Google has developed a neural network to improve the relevance of app search results on Google Play by predicting topics on the basis of each app's name and description.

With well over two million apps each on Google's Play Store and Apple's App Store, app discovery remains a challenge for Android and iOS users, as well as for developers.

According to Google, about half of the search queries on the Play Store are general topic searches such as 'horror games' or 'selfie apps'. However, for various reasons search has been hindered on each store. Apple and Google have been working to stamp out efforts by developers to game search on each store in a bid to get seen by users.

Apple, for example, recently prevented iOS developers from using long app names and irrelevant descriptions to boost discoverability via search. More recently it launched app search ads to help smaller developers stand out.

Google offered a similar ad search for apps product last year and recently changed store rules to stop developers using bogus ratings and fraudulent installs to get discovered.

Google's latest effort to improve relevance in app search results on the Play Store relies on a deep neural network with a little help from humans, who like their machine counterparts, also needed some training to classify topics for apps.

The main goal of the neural network is to automatically predict which search topics should be linked to an app based purely on the app's name and description. Google needed a system that could apply thousands of topics to millions of apps.

Finding vast troves of data to train neural networks rarely seems to be a challenge for Google, but when it came to topics for apps on the Play Store, it actually was. So the company's software engineers needed to develop a neural network that could be trained on a lean data diet.

"While for some popular topics such as 'social networking' we had many labeled apps to learn from, the majority of topics had only a handful of examples," Google's software engineers explain.

"Our challenge was to learn from a very limited number of training examples and scale to millions of apps across thousands of topics, forcing us to adapt our machine-learning techniques."

Google says it overcame the shortage by emulating how humans use app descriptions to quickly categorize apps, including ones they've never seen before.

The company used several neural networks that when combined were capable of predicting 'share' if presented with the word 'photo'. The design includes a series of app classifiers that link different topics to each app. While the system sufficed at classifying words around popular topics such as 'social networking', it was less adept at smaller topics like 'selfie'.

Human app reviewers added a final layer of training by reporting whether they agreed with the system's output.

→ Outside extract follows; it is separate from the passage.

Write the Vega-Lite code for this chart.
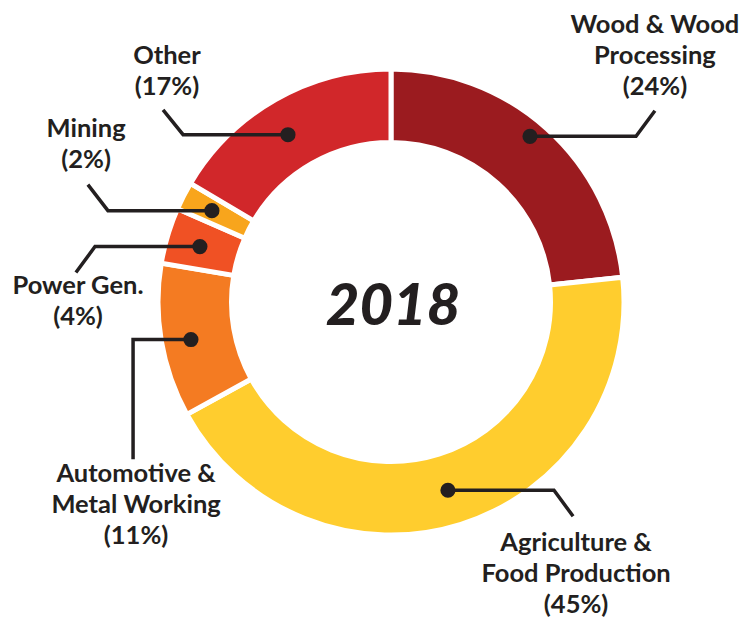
{
  "$schema": "https://vega.github.io/schema/vega-lite/v6.json",
  "width": 743,
  "height": 619,
  "autosize": {"type": "fit", "contains": "padding"},
  "padding": 0,
  "background": "white",
  "config": {"view": {"stroke": null}},
  "datasets": {
    "segments": [
      {"sector": "Wood & Wood Processing", "value": 24, "idx": 1},
      {"sector": "Agriculture & Food Production", "value": 45, "idx": 2},
      {"sector": "Automotive & Metal Working", "value": 11, "idx": 3},
      {"sector": "Power Gen.", "value": 4, "idx": 4},
      {"sector": "Mining", "value": 2, "idx": 5},
      {"sector": "Other", "value": 17, "idx": 6}
    ],
    "leaders": [
      {"sector": "Wood", "i": 1, "x": 0.603, "y": 0.720},
      {"sector": "Wood", "i": 2, "x": 1.063, "y": 0.720},
      {"sector": "Wood", "i": 3, "x": 1.145, "y": 0.831},
      {"sector": "Agri", "i": 1, "x": 0.247, "y": -0.818},
      {"sector": "Agri", "i": 2, "x": 0.707, "y": -0.818},
      {"sector": "Agri", "i": 3, "x": 0.790, "y": -0.931},
      {"sector": "Auto", "i": 1, "x": -0.868, "y": -0.163},
      {"sector": "Auto", "i": 2, "x": -1.119, "y": -0.163},
      {"sector": "Auto", "i": 3, "x": -1.119, "y": -0.683},
      {"sector": "Power", "i": 1, "x": -0.829, "y": 0.241},
      {"sector": "Power", "i": 2, "x": -1.284, "y": 0.241},
      {"sector": "Power", "i": 3, "x": -1.367, "y": 0.128},
      {"sector": "Mining", "i": 1, "x": -0.777, "y": 0.397},
      {"sector": "Mining", "i": 2, "x": -1.228, "y": 0.397},
      {"sector": "Mining", "i": 3, "x": -1.315, "y": 0.510},
      {"sector": "Other", "i": 1, "x": -0.447, "y": 0.727},
      {"sector": "Other", "i": 2, "x": -0.902, "y": 0.727},
      {"sector": "Other", "i": 3, "x": -0.989, "y": 0.835}
    ],
    "labels": [
      {"label": "Wood & Wood\nProcessing\n(24%)", "x": 1.145, "y": 1.169},
      {"label": "Other\n(17%)", "x": -0.972, "y": 1.035},
      {"label": "Mining\n(2%)", "x": -1.323, "y": 0.718},
      {"label": "Power Gen.\n(4%)", "x": -1.358, "y": 0.033},
      {"label": "Automotive &\nMetal Working\n(11%)", "x": -1.106, "y": -0.783},
      {"label": "Agriculture &\nFood Production\n(45%)", "x": 0.803, "y": -1.082}
    ],
    "center": [
      {"t": "2018", "x": 0.009, "y": -0.098}
    ]
  },
  "layer": [
    {
      "data": {"name": "segments"},
      "mark": {"type": "arc", "outerRadius": 233, "innerRadius": 159.5, "stroke": "white", "strokeWidth": 5},
      "encoding": {
        "theta": {"field": "value", "type": "quantitative", "stack": true},
        "order": {"field": "idx", "type": "quantitative"},
        "x": {"datum": 0, "type": "quantitative", "scale": {"domain": [-1.6963, 1.5271], "nice": false, "zero": false}, "axis": null},
        "y": {"datum": 0, "type": "quantitative", "scale": {"domain": [-1.3731, 1.3124], "nice": false, "zero": false}, "axis": null},
        "color": {
          "field": "sector",
          "type": "nominal",
          "legend": null,
          "scale": {
            "domain": ["Wood & Wood Processing", "Agriculture & Food Production", "Automotive & Metal Working", "Power Gen.", "Mining", "Other"],
            "range": ["#9B1B1F", "#FFCD2E", "#F47B22", "#F05124", "#F8A51C", "#D1272A"]
          }
        }
      }
    },
    {
      "data": {"name": "leaders"},
      "mark": {"type": "line", "color": "#231F20", "strokeWidth": 3.5, "strokeJoin": "miter", "strokeCap": "butt"},
      "encoding": {
        "x": {"field": "x", "type": "quantitative", "axis": null},
        "y": {"field": "y", "type": "quantitative", "axis": null},
        "detail": {"field": "sector"},
        "order": {"field": "i", "type": "quantitative"}
      }
    },
    {
      "data": {"name": "leaders"},
      "transform": [{"filter": "datum.i == 1"}],
      "mark": {"type": "point", "shape": "circle", "filled": true, "color": "#231F20", "size": 230, "opacity": 1},
      "encoding": {
        "x": {"field": "x", "type": "quantitative", "axis": null},
        "y": {"field": "y", "type": "quantitative", "axis": null}
      }
    },
    {
      "data": {"name": "labels"},
      "mark": {"type": "text", "font": "Lato", "fontWeight": "bold", "fontSize": 25.5, "color": "#231F20", "align": "center", "baseline": "alphabetic", "lineBreak": "\n", "lineHeight": 31},
      "encoding": {
        "x": {"field": "x", "type": "quantitative", "axis": null},
        "y": {"field": "y", "type": "quantitative", "axis": null},
        "text": {"field": "label"}
      }
    },
    {
      "data": {"name": "center"},
      "mark": {"type": "text", "font": "Lato", "fontWeight": 900, "fontStyle": "italic", "fontSize": 58, "color": "#231F20", "align": "center", "baseline": "alphabetic"},
      "encoding": {
        "x": {"field": "x", "type": "quantitative", "axis": null},
        "y": {"field": "y", "type": "quantitative", "axis": null},
        "text": {"field": "t"}
      }
    }
  ]
}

"To evaluate {app, topic} pairs by human raters, we asked them questions of the form, 'To what extent is topic X related to app Y?'. Multiple raters received the same question and independently selected answers on a rating scale to indicate if the topic was 'important' for the app, 'somewhat related', or completely 'off-topic'," Google's engineers said.

However, Google found that raters were disagreeing among themselves over which topics were relevant to an app, so Google ended up training the humans too.

"Asking raters to choose an explicit reason for their answer from a curated list further improved reliability. Despite the improvements, we sometimes still have to 'agree to disagree' and currently discard answers where raters fail to reach consensus," they noted.

Google doesn't say how effective the system is. However, it is good enough for the company to be using it to guide search and discovery on the app store.